Diese parteiische Berichterstattung steht im weiteren Zusammenhang von Propaganda und Absprechen einer Daseinsberechtigung. Jeder Beobachter der arabischen Medien stellt fest, dass die antiisraelische Hetze, selbst in Ägypten, mit dem Israel angeblich in einem Zustand des Friedens steht, nichts an Kraft eingebüsst hat. Doch diese Stimmungsmache geht mit dem Aufkommen der Islamisten immer öfter mit Verwünschungen gegen die Juden einher, die jeder aufrichtiger Leser nur als primären Antisemitismus bezeichnen kann. Man hat etwas gegen die Juden, sei es in Kairo oder Damaskus, in Teheran oder in Bagdad oder gar bei den israelischen Arabern der islamistischen Bewegung: verstümmelte Zitate aus dem Talmud, Protokolle der Weisen von Zion, Hervorhebung antijüdischer Verse aus dem Koran, alles wird verwendet, man geht sogar so weit, die Lewinsky-Affäre als ein Komplott des internationalen Judentums hinzustellen.

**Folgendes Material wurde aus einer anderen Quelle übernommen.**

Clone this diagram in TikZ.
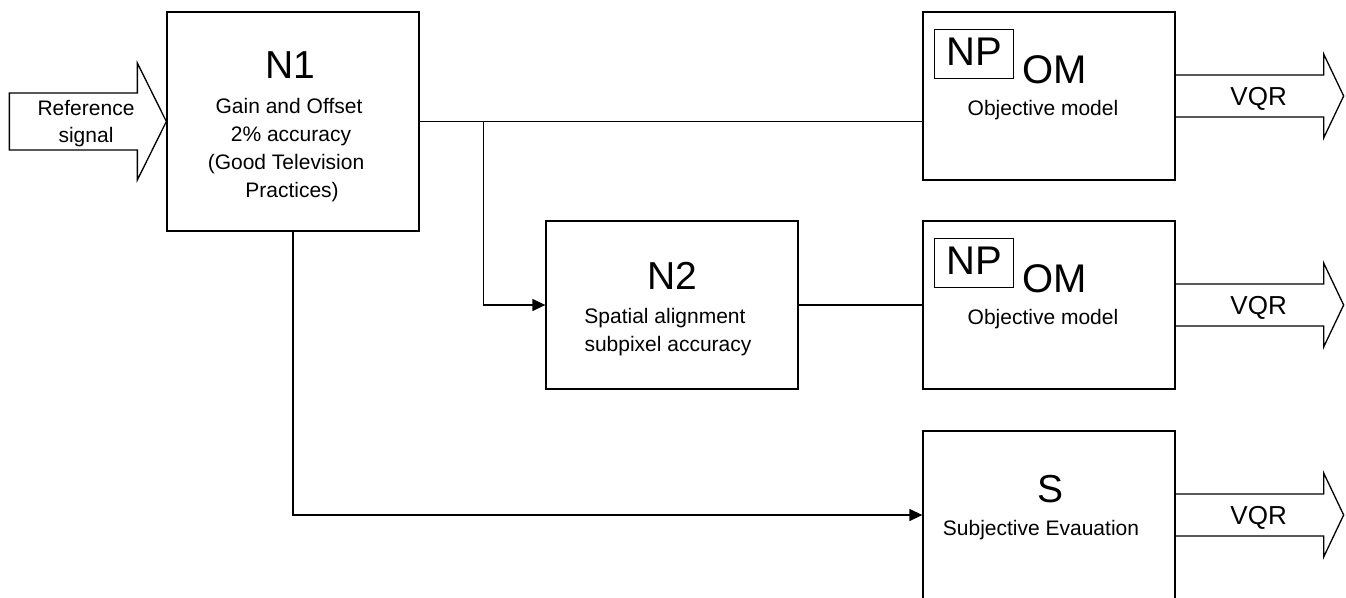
\documentclass[tikz,border=0pt]{standalone}
\usepackage{fontspec}
\setmainfont{Liberation Sans}
\usetikzlibrary{arrows.meta,calc}
\begin{document}
\begin{tikzpicture}[x=1pt,y=-1pt,line width=1.3pt,line join=miter,
  block/.style={draw,rectangle,minimum width=252pt,minimum height=168pt,inner sep=0pt},
  npbox/.style={draw,rectangle,minimum width=79pt,minimum height=49pt,inner sep=0pt,anchor=north west},
  bigtxt/.style={font=\fontsize{39}{39}\selectfont,anchor=base,inner sep=0pt},
  smalltxt/.style={font=\fontsize{21}{28}\selectfont,anchor=base,inner sep=0pt},
  vqrtxt/.style={font=\fontsize{26}{26}\selectfont,anchor=base,inner sep=0pt},
  flow/.style={-{Triangle[length=13pt,width=12pt]}},
  pics/outarrow/.style={code={
    \draw (0,-21) -- (148,-21) -- (148,-42) -- (168,0) -- (148,42) -- (148,21) -- (0,21);
    \node[vqrtxt] at (83,9) {VQR};}}]
\useasboundingbox (0,0) rectangle (1346,597);
\clip (0,0) rectangle (1346,597);

% processing blocks
\node[block,minimum height=219pt] (n1) at (293,121.5) {};
\node[block] (om1) at (1049,96) {};
\node[block] (n2) at (672,305) {};
\node[block] (om2) at (1049,305) {};
\node[block] (s) at (1049,515) {};

% N1 text
\node[bigtxt] (n1title) at (290,78) {N1};
\node[smalltxt] (n1a) at (289,113) {Gain and Offset};
\node[smalltxt] (n1b) at (291,141) {2\% accuracy};
\node[smalltxt] (n1c) at (286,169) {(Good Television};
\node[smalltxt] (n1d) at (292,197) {Practices)};

% objective model blocks
\foreach \b/\dy in {om1/0,om2/209}{
  \node[npbox] (np-\b) at (934,29+\dy) {};
  \node[font=\fontsize{40}{40}\selectfont,anchor=base,inner sep=0pt] (npt-\b) at (974,65+\dy) {NP};
  \node[font=\fontsize{40}{40}\selectfont,anchor=base,inner sep=0pt] (omt-\b) at (1055,83+\dy) {OM};
  \node[smalltxt] (omd-\b) at (1043,115+\dy) {Objective model};
}

% N2 text
\node[bigtxt] (n2title) at (672,289) {N2};
\node[smalltxt] (n2a) at (665,323) {Spatial alignment};
\node[smalltxt] (n2b) at (668,351) {subpixel accuracy};

% S text
\node[bigtxt] (stitle) at (1050,502) {S};
\node[smalltxt] (sa) at (1041,535) {Subjective Evauation};

% input arrow
\draw (n1.west) -- ++(-29,-58.5) -- ++(0,30) -- ++(-128,0) -- ++(0,57) -- ++(128,0) -- ++(0,30) -- cycle;
\node[smalltxt] (ref1) at (86,115) {Reference};
\node[smalltxt] (ref2) at (86,142) {signal};

% output arrows
\pic at (om1.east) {outarrow};
\pic at (om2.east) {outarrow};
\pic at (s.east) {outarrow};

% connectors
\coordinate (split) at ($(n1.east)+(64,0)$);
\draw (n1.east) -- (om1.west |- n1.east);
\draw[flow] (split) |- (n2.west);
\draw (n2.east) -- (om2.west);
\draw[flow] (n1.south) |- (s.west);
\end{tikzpicture}
\end{document}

Daher konnte man die Reaktion der Taliban und des Sudans nach dem Abschuss amerikanischer Tomahawks voraussehen: dieses Unterfangen war natürlich das Werk des "amerikanischen Zionismus".
Dies alles kann einem ein Lächeln entlocken. Es handelt sich aber keineswegs um harmloses Geplänkel, denn das letzte Wort haben immer die Bomben. In dieser komplexen Situation hegt man nur einen einfachen Wunsch: dass die Kritik, die seitens der grossen Demokratien und der jüdischen Welt unablässig auf Israel und die Politik der gewählten Regierung niederprasselt, sich ab sofort öfter auf eine gründliche Analyse der Tatsachen, eine ehrliche Suche nach der Wahrheit stützt und sich nicht mehr von hasserfüllten Slogans und billigen Beschimpfungen nährt, die ein einziges Ziel haben : die Bezeichnung eines Schuldigen. Eines einzigen Schuldigen.